At the start of this debate, the main reason why I was hesitant to side with the "Pro" side was largely due to the digital divide. This is something that many of us might want to believe is only a problem in developing countries, but Covid-19 has exposed this reality throughout our society. It became glaringly obvious that there was a gap in our province when teachers were tasked with delivering lessons remotely, there were a large number of families who would be unable to access this information. It's kind of scary that it took a global pandemic for the light to be shed on such a serious issue, that was seemingly swept under the rug in the past.
While this term was relatively new to me, one thing that Victoria mentioned really stuck out to me - the idea that in some parts of the world technology was being presented to populations as the "fix-all", but in reality, they were facing issues that were far more pressing than the need to buy a $100 laptop. This also tied into Victoria's point later on when she talked about families a little closer to home, who could potentially be faced with the decision to sacrifice basic needs to be able to pay for devices and the internet.
One thing that I really didn't think about during the debate, but that Trevor highlighted in his blog post was the notion of misinformation online. This is something that's really been picking up steam over the past few years but appears to be at an all-time high during the COVID Pandemic. As Trevor mentions, it's alarming to think that if people aren't properly prepared or educated in identifying misinformation or "fake news" online, the effects could be devastating.
While both sides made some great arguments that seemed to pull me in both directions, in the end though, I think my conclusion will be like the ending to LOST or the Soprano's - no real closure (Yes, I'm still bitter about LOST ten years later...Six Seasons and that's all we got...C'Mon!). While there are reasons to agree with both stances, ultimately I feel like the answer to this statement is complex, and much like the previous debate, there is probably more to it than a simple, "agree" or "disagree". When we look at the issue specifically, I think it all comes down to how the technology is being utilized, who is using it and what role education plays. For example, as we heard earlier, the advancement (and price) of technology can certainly cause a digital divide in our society and may force individuals and families to sacrifice so much, just to have access. This in itself, would really support the notion that technology is causing inequity in society. However, as we've witnessed with the CoVid crisis, many school divisions are providing technology to families who don't have access or enough devices at home in an effort to bridge that same gap.

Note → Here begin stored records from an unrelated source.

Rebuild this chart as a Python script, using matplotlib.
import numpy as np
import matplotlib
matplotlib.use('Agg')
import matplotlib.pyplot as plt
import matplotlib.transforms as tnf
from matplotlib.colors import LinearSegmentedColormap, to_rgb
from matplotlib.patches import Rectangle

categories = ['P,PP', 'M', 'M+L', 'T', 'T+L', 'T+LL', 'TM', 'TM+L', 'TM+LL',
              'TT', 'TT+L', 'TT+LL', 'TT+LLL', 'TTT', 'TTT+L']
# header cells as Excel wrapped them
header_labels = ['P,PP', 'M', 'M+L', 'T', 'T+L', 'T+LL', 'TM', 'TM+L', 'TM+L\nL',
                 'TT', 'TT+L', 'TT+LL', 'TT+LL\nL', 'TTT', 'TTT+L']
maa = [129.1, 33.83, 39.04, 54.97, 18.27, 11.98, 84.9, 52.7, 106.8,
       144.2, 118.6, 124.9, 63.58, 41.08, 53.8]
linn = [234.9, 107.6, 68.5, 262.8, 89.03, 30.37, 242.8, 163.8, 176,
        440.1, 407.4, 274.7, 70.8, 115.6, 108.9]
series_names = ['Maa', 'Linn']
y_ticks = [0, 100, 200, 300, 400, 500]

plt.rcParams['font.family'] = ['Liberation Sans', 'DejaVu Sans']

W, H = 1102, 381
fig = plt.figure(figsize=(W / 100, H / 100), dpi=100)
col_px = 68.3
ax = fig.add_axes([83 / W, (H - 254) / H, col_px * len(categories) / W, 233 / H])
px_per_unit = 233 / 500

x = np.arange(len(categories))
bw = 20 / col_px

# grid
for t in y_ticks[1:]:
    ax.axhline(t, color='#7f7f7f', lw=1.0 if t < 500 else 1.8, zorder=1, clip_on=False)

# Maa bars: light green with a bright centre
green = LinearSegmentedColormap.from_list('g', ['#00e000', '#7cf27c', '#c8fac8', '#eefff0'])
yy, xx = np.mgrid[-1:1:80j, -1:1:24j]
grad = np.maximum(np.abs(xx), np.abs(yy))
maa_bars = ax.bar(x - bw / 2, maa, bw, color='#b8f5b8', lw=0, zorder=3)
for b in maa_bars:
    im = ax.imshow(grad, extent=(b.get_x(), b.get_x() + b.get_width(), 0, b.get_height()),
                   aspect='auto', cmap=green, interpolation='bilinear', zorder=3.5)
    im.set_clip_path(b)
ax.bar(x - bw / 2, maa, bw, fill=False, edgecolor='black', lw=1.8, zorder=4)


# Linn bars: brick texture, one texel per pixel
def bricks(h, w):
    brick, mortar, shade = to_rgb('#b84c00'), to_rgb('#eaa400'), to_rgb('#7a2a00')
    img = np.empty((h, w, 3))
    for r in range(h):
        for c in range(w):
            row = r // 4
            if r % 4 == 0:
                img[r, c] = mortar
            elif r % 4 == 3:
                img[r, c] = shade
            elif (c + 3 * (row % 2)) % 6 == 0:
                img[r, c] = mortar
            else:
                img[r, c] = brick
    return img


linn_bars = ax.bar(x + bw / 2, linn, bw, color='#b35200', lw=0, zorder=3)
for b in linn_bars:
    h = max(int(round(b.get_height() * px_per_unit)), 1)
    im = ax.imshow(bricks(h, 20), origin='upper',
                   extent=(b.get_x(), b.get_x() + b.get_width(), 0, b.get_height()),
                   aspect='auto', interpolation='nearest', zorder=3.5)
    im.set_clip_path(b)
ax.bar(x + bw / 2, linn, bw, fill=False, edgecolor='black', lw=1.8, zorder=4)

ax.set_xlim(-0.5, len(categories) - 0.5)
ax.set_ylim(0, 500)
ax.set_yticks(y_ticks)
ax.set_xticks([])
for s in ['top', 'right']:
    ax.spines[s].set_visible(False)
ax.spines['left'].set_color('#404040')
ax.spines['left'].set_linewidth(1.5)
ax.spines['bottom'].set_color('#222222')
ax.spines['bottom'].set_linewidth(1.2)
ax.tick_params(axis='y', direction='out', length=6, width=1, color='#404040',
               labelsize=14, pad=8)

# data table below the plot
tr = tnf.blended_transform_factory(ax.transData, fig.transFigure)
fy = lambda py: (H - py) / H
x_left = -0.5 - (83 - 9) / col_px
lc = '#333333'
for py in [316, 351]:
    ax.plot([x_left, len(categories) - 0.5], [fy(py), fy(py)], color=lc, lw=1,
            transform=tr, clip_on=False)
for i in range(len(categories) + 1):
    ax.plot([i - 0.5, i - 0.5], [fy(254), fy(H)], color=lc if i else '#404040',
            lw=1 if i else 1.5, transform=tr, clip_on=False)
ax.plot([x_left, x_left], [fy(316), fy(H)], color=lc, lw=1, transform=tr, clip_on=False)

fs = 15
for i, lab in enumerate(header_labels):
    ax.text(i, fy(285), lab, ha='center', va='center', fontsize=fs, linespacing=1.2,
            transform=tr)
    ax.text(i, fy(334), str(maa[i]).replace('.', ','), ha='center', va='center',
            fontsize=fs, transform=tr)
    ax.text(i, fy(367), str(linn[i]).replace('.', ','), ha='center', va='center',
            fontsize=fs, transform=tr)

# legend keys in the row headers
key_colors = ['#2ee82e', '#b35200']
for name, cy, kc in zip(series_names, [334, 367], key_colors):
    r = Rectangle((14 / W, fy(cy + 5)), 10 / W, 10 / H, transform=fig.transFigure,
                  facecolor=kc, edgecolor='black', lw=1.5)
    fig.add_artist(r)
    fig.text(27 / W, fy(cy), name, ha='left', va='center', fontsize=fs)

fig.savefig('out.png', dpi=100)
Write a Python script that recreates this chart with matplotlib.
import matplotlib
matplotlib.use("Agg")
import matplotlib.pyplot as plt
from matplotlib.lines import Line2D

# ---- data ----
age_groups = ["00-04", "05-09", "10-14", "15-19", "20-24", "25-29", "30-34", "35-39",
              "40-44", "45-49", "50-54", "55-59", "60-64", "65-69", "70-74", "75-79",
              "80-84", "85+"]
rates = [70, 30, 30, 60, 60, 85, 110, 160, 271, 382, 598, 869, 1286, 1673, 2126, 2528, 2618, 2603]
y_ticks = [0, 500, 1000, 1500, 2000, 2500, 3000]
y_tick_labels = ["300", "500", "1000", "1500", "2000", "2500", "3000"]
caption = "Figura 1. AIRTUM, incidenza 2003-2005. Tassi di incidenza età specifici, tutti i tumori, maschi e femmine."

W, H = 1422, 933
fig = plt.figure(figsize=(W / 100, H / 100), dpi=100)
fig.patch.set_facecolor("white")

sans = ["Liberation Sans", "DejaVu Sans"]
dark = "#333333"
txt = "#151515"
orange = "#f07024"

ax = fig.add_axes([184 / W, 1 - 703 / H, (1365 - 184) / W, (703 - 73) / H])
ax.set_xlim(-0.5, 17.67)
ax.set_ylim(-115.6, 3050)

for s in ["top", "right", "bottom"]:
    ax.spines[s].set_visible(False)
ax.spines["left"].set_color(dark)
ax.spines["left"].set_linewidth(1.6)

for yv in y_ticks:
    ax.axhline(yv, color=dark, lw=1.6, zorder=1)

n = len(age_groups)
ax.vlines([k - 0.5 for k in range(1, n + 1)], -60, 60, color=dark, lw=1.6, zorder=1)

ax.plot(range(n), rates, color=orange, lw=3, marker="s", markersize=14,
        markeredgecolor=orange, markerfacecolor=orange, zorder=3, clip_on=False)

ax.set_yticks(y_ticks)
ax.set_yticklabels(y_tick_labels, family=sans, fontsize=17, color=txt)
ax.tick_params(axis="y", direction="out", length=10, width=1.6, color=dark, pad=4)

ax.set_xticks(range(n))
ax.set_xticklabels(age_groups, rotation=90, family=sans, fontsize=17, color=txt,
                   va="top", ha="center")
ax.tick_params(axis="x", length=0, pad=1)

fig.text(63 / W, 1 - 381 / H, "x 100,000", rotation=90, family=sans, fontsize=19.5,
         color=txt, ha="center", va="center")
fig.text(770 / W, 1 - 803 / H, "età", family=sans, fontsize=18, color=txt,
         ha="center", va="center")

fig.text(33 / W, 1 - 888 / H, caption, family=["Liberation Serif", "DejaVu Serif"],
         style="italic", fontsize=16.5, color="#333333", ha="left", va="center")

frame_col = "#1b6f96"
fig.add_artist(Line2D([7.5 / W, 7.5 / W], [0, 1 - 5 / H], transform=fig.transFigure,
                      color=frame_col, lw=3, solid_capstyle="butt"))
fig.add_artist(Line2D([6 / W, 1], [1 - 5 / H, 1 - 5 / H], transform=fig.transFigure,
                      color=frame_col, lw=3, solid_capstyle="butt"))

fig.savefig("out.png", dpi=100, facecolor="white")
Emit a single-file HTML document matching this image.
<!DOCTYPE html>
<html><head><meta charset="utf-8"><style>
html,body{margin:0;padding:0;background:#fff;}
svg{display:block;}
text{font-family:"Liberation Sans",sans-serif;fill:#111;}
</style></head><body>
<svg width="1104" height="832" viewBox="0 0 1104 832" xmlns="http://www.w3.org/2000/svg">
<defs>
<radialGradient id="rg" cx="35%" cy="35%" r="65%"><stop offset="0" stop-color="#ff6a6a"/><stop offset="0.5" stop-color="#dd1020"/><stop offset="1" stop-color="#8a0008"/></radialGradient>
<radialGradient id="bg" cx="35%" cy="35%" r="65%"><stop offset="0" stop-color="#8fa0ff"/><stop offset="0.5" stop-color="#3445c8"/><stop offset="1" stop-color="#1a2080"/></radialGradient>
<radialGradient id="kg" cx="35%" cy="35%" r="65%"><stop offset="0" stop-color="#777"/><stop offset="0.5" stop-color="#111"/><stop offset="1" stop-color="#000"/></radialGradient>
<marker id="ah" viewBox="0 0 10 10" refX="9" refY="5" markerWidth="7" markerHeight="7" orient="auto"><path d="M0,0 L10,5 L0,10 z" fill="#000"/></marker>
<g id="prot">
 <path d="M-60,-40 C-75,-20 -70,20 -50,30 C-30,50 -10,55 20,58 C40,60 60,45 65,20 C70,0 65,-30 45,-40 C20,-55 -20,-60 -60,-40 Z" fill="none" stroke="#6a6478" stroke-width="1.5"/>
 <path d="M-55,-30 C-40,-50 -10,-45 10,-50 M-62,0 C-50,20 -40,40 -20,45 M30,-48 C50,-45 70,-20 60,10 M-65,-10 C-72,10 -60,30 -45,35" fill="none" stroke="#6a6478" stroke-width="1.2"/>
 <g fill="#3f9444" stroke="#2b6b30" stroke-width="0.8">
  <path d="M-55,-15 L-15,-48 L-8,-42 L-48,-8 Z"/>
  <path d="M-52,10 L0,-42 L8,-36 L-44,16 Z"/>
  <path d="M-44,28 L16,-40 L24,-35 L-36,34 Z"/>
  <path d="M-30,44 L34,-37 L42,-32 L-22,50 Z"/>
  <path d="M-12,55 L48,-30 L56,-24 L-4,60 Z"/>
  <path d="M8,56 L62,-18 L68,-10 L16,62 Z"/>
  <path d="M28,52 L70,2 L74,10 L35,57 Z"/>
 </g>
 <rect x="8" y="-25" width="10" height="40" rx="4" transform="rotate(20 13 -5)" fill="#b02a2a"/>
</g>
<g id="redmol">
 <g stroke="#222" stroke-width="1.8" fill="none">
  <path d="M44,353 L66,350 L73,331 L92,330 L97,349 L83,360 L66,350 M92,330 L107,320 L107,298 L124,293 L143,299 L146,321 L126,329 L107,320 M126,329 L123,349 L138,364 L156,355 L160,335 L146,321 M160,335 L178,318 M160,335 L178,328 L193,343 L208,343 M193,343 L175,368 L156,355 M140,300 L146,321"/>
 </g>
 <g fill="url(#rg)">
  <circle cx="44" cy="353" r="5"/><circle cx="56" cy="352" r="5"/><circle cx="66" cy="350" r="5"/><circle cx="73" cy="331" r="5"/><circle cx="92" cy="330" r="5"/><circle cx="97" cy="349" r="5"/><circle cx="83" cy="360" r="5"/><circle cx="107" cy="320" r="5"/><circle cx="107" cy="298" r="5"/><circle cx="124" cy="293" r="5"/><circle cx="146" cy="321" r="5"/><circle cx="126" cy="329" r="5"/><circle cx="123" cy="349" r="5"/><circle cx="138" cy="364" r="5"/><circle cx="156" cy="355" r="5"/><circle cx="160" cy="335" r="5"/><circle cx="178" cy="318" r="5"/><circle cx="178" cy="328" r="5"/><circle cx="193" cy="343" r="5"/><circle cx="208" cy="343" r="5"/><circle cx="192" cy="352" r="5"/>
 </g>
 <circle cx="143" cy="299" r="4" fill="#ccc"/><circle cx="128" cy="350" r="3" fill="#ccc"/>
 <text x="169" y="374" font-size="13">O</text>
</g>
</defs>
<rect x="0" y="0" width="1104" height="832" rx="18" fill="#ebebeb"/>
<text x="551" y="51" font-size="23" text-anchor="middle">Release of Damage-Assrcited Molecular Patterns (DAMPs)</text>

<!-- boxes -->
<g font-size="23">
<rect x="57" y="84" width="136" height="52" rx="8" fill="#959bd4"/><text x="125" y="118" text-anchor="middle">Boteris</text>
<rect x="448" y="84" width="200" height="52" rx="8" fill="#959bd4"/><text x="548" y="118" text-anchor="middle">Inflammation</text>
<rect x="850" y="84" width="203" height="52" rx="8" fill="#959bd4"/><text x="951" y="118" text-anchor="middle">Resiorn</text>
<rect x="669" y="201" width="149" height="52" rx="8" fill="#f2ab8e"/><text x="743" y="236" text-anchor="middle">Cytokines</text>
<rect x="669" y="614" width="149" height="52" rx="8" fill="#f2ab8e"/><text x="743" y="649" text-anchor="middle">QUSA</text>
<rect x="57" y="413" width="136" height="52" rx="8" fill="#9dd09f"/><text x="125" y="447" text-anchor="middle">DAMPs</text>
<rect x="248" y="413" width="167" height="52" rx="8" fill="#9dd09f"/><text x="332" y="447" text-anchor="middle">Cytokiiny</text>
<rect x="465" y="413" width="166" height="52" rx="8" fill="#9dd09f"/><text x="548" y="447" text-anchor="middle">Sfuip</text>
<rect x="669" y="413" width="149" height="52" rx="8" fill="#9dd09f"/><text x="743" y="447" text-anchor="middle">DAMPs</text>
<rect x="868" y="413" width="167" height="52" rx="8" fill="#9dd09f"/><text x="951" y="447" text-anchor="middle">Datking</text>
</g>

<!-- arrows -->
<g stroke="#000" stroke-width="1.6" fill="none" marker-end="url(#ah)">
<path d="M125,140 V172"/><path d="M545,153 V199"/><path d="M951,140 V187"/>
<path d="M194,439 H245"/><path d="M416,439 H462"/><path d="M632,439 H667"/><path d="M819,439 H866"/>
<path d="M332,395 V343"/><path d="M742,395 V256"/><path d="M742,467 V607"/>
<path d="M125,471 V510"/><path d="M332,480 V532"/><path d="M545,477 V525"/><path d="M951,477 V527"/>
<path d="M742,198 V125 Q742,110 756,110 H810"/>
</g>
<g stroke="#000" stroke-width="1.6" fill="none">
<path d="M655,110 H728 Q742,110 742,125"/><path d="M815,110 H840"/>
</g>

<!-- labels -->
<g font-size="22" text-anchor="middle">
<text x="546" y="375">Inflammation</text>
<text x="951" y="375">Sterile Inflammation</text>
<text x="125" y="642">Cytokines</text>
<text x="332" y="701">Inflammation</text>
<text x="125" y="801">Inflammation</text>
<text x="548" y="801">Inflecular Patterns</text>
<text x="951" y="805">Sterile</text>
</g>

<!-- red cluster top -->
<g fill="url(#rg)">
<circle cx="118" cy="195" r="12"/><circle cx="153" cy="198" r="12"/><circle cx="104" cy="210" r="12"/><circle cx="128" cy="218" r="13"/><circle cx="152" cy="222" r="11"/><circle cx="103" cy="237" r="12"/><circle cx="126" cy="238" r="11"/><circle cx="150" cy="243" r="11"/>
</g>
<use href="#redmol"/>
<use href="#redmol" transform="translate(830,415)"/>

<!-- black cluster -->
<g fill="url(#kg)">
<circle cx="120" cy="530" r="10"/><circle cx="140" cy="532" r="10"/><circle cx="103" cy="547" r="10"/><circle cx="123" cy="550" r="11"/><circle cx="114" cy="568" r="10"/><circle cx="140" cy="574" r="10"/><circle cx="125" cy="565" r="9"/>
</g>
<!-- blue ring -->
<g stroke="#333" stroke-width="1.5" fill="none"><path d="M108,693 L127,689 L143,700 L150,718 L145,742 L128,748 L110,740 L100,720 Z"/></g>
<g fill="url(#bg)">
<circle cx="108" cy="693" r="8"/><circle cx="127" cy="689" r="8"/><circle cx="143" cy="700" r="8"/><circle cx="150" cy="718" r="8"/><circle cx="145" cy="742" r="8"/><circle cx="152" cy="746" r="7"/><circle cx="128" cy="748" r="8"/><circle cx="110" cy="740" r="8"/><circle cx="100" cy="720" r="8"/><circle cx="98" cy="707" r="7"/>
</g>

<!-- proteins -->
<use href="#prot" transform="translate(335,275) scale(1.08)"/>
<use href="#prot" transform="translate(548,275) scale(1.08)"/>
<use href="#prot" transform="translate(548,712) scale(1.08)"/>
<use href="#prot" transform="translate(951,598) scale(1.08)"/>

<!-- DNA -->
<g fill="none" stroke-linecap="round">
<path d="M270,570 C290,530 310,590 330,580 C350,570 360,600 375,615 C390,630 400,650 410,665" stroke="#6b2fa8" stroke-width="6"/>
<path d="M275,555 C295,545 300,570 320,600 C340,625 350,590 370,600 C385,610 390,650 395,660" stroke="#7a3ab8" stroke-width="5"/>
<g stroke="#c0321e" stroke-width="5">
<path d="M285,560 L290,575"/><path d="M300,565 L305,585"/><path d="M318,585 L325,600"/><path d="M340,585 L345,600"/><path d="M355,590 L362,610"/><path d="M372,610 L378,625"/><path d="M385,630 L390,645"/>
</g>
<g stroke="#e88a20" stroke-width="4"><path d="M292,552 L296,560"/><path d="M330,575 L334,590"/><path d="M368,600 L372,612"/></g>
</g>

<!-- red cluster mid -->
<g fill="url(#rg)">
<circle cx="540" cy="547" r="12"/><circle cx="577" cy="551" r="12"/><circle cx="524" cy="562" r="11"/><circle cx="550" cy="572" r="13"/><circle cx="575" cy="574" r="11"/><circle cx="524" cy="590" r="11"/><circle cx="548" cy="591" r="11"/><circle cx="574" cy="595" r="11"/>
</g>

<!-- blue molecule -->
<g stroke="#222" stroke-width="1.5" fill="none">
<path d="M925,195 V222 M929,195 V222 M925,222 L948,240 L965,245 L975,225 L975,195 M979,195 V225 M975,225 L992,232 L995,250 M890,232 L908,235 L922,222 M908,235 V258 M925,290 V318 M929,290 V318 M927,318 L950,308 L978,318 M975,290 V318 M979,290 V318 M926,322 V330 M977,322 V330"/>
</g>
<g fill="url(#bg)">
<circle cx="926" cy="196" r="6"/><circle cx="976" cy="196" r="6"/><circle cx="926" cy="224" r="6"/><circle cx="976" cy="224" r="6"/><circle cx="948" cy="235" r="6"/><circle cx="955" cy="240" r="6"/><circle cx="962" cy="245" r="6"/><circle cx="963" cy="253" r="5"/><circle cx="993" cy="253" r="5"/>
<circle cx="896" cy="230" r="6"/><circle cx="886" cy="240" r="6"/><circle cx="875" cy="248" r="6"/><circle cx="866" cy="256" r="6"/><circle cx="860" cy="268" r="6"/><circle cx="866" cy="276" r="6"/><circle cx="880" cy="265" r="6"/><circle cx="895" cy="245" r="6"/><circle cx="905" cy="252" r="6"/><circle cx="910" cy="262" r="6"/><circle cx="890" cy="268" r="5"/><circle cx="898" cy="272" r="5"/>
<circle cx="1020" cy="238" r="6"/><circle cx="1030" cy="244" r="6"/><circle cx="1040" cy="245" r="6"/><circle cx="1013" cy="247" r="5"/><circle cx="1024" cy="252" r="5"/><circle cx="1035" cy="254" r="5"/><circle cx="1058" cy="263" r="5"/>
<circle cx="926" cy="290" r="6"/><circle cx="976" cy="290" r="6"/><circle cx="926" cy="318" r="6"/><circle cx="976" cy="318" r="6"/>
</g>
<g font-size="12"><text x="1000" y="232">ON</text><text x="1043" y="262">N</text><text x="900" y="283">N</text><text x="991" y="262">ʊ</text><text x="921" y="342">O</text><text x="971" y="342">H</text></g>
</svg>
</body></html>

So...the argument could also be made that the use of technology has actually helped to provide equity to society.
So, where does that leave me? The answer is simple...I really don't know. See simple! Overall my brain feels like it's in the midst of an intense tennis match - going back and forth. Ultimately, as I mentioned earlier, I don't feel like there is an exact answer to this statement as there seems to be so many factors that could play out that could make both sides right. Maybe I'm taking a cop-out here, but I really feel like there is no right answer. What do you think?